• **TASK STATEMENT**:
Lines holding the string "with" are the ones to copy; find them all in the data.

:: PROVIDED INFORMATION ::

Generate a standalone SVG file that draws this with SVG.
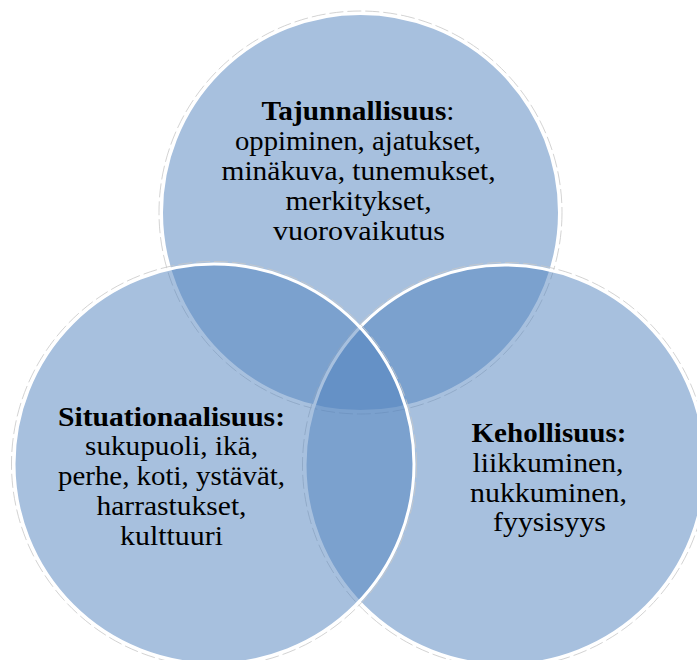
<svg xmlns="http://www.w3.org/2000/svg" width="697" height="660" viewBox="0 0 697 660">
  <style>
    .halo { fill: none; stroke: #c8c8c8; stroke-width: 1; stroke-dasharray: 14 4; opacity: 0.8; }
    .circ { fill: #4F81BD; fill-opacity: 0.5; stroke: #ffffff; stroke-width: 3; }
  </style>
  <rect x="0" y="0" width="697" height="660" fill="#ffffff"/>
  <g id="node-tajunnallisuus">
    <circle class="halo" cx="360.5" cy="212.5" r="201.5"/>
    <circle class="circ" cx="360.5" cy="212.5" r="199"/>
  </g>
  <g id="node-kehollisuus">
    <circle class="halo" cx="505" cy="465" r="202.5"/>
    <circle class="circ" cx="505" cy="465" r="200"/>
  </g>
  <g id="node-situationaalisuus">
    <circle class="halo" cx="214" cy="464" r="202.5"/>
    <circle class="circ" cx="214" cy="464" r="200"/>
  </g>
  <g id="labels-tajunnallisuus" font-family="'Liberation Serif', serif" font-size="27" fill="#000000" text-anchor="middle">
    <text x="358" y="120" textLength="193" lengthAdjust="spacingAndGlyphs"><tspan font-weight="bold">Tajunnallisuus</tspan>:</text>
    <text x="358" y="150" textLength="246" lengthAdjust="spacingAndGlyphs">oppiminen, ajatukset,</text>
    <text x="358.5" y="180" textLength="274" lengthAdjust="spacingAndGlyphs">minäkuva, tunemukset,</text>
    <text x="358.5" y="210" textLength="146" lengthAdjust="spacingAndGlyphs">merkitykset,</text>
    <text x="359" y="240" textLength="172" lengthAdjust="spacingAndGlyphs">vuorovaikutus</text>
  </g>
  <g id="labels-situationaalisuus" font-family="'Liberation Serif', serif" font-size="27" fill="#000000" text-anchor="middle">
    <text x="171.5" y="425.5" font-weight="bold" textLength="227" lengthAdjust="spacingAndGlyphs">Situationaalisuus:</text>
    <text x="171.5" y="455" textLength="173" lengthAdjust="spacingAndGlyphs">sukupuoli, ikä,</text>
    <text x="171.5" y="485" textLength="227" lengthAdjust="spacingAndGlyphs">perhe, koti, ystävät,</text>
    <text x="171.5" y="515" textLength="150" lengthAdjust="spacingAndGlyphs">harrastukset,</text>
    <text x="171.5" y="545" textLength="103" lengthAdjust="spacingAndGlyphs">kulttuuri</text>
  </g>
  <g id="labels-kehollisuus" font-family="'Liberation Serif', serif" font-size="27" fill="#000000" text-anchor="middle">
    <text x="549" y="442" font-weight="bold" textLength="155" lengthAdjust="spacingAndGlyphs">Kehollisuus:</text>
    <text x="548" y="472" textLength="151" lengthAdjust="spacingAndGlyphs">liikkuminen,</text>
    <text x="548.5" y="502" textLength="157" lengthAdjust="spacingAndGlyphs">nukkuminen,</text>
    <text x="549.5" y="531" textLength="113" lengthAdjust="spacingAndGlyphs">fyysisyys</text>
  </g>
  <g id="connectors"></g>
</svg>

:::
:: PROVIDED INFORMATION ::

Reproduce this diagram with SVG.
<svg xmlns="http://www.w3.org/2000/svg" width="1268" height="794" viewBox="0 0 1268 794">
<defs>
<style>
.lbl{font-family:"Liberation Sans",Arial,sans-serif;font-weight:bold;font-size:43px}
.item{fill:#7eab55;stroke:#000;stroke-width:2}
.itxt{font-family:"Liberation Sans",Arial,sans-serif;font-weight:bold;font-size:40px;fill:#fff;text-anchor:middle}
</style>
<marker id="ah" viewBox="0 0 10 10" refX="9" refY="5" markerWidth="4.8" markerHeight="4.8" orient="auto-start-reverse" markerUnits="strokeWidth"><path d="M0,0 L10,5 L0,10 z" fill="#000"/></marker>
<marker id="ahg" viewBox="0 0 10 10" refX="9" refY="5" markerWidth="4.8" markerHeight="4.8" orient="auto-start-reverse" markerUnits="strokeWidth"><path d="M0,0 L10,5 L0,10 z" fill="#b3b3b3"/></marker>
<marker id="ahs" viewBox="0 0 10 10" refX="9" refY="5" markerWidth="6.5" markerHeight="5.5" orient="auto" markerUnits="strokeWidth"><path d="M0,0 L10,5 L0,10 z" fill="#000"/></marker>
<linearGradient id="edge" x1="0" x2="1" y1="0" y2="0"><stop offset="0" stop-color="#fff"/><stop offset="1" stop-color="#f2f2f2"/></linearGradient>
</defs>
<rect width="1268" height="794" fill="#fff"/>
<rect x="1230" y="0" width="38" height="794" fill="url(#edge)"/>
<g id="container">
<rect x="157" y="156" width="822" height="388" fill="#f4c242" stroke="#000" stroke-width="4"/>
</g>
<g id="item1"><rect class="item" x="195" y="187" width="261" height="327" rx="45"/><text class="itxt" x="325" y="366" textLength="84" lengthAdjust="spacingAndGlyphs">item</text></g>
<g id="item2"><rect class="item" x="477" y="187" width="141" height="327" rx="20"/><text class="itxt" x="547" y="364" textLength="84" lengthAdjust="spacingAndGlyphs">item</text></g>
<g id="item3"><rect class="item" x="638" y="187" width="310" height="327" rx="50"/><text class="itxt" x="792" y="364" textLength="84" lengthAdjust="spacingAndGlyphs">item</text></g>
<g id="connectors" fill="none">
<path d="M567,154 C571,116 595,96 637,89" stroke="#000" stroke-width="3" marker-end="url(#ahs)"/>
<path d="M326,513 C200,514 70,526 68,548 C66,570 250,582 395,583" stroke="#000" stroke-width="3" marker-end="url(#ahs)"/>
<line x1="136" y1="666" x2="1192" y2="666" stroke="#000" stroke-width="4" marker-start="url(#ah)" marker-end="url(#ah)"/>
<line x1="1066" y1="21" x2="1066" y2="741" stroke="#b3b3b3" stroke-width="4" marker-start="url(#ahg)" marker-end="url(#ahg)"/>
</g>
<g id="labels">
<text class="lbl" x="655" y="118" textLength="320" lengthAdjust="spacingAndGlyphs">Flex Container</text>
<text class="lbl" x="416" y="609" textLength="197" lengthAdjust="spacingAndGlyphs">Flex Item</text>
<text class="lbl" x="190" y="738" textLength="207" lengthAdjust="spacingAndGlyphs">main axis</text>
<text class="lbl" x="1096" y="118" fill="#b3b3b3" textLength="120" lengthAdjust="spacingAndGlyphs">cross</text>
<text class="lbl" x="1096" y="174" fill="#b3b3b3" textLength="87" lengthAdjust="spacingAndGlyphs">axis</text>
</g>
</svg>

:::
:: PROVIDED INFORMATION ::

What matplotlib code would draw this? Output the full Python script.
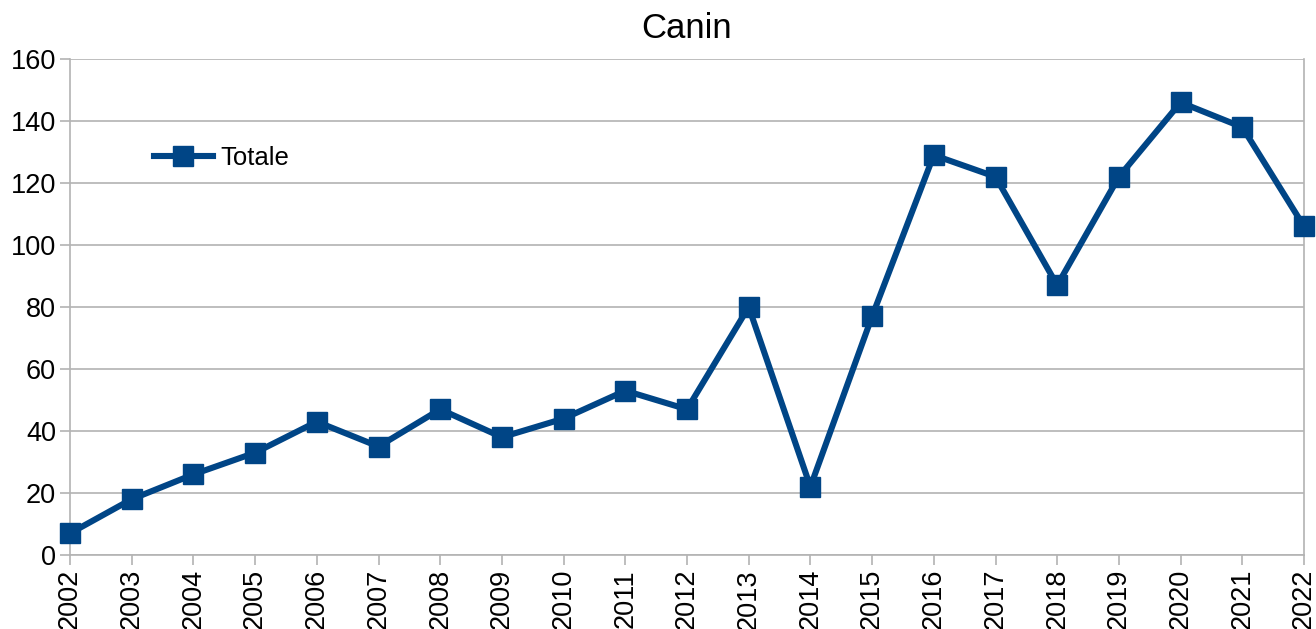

:::

• **FULL OUTPUT**:
Generate a standalone SVG file that draws this with SVG.
Reproduce this diagram with SVG.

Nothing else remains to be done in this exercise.